Other diagnostic techniques, such as the 3-D image creating Digital
Tomosynthesis, are not yet widely available and only used currently for
research purposes.
“I think that’s
ridiculous,” says Holly from Kentucky, who was diagnosed at 27. “I understand
the problem of trying to detect breast cancer in young women using mammograms,
but there has to be some other way. There needs
to be some other way.”
Dr. Susan Orel, a
radiologist and professor at the University of Pennsylvania’s Medical Center in
Philadelphia, says that she routinely recommends mammograms for women with
multiple cysts, but many women don’t get the same advice.
“I had been going
to the doctor for about three years asking questions and was always told I was
fine and I had scar tissue left over from previous recurring [infection],” says
Kim from Canada, who was 37 when she was diagnosed with Stage III breast
cancer. “I had to insist on a mammogram. I feel angry that it wouldn’t have
gone this far if they had checked and found it earlier.”
“The bottom line
is that if a woman feels there is something wrong with her breast and the test
comes back showing that everything is normal, she needs to take things a step
further,” Dr. Brennecke says. “Women, particularly those under age 40 and not
having routine screenings, should be very aware of how their breasts feel and
if they don’t feel right, they should bring it to their doctor’s attention.”
Once breast
cancer is diagnosed, breast cancer treatment often includes chemotherapy and/or
hormone therapy. Both treatments can affect a young woman’s ability to have
children – a worry that older women don’t usually have.
“When I was
diagnosed, my husband and I had just begun to start planning for a family,”

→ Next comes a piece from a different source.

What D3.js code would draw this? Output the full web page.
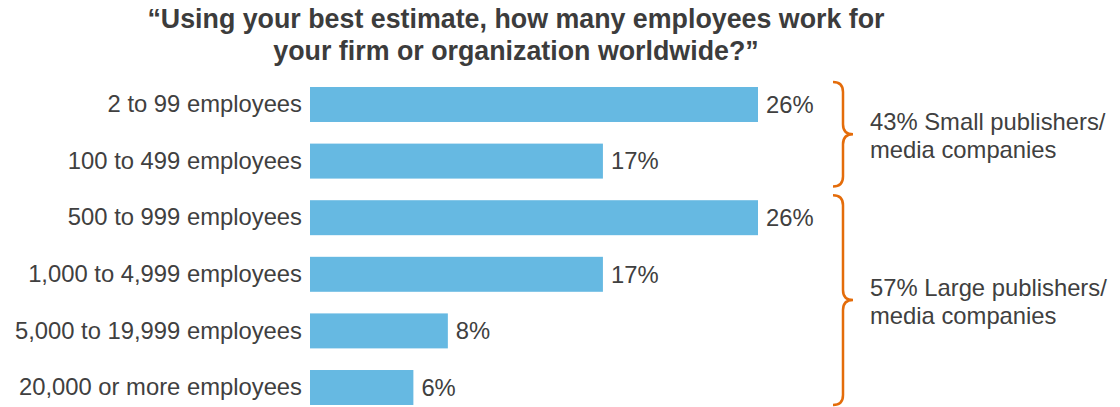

says Tracy from New Jersey, who was 27 when she found a lump in her breast. She
had the lump removed, underwent radiation and was given the anti-estrogen drug,
Tamoxifen, to help reduce the risk of recurrence by blocking estrogen reception. But the
drug stopped her periods, which put having a baby on hold.
“After a year of
Tamoxifen, I decided that it was time. All of my doctors were supportive and
gave me the go ahead,” she says. Her son, Zachary, was born in 2002 and Tracy
has been cancer-free for five years.
“Hearing ‘You
have breast cancer’ is totally shocking, but even more shocking when you are
young and thinking you have your whole life in front of you,” Holly adds. “I
was not ready to die and I vowed to do all I could to stay alive and fight this
wicked disease, but I was disappointed to find that most information on breast
cancer was for post-menopausal women [and that] lead me to believe that there
was no hope for me.”
For Tasha, a
single-mother from Chicago who was 32 when she was diagnosed, the biggest shock
came when she realized she might not be able to do what she had been doing for
most of her adult life: take care of herself. “My mother has had to move in
with me. I never thought my 55-year-old mother would be taking care of me. It
should be the other way around,” she says. “I have a young son, a mortgage, a
rose garden. Who will be around to take care of my son, my house and my roses
if I don’t make it?”
Treatment, while
tough on the body, can also be tough emotionally – to both the patient as well
as her loved ones.
Although her
husband, who is a C.P.A., always put on a brave front for Julie from
Connecticut, friends told her that he would sometimes cry between clients after
her diagnosis last December at age 37. “He would see them come in as a couple
and they’d talk about their retirement funds, IRA’s, etc. He would think about
us and wonder ‘Will we retire
together someday?’ Cancer doesn’t just affect the patient, it affects the whole
family,” she says.
“It sucks to get
cancer so young. It sucks to lose your hair, breasts and period all before you
turn 28,” says Beth from Long Island, who was diagnosed at 26 and had
a double mastectomy. For her, support came from folks she met on-line at both
the Young Survival Coalition and Breastcancer.org websites. “But you can endure
and you do get through and we all will come out of this on the other side,
especially since we have each other in the fight with us.”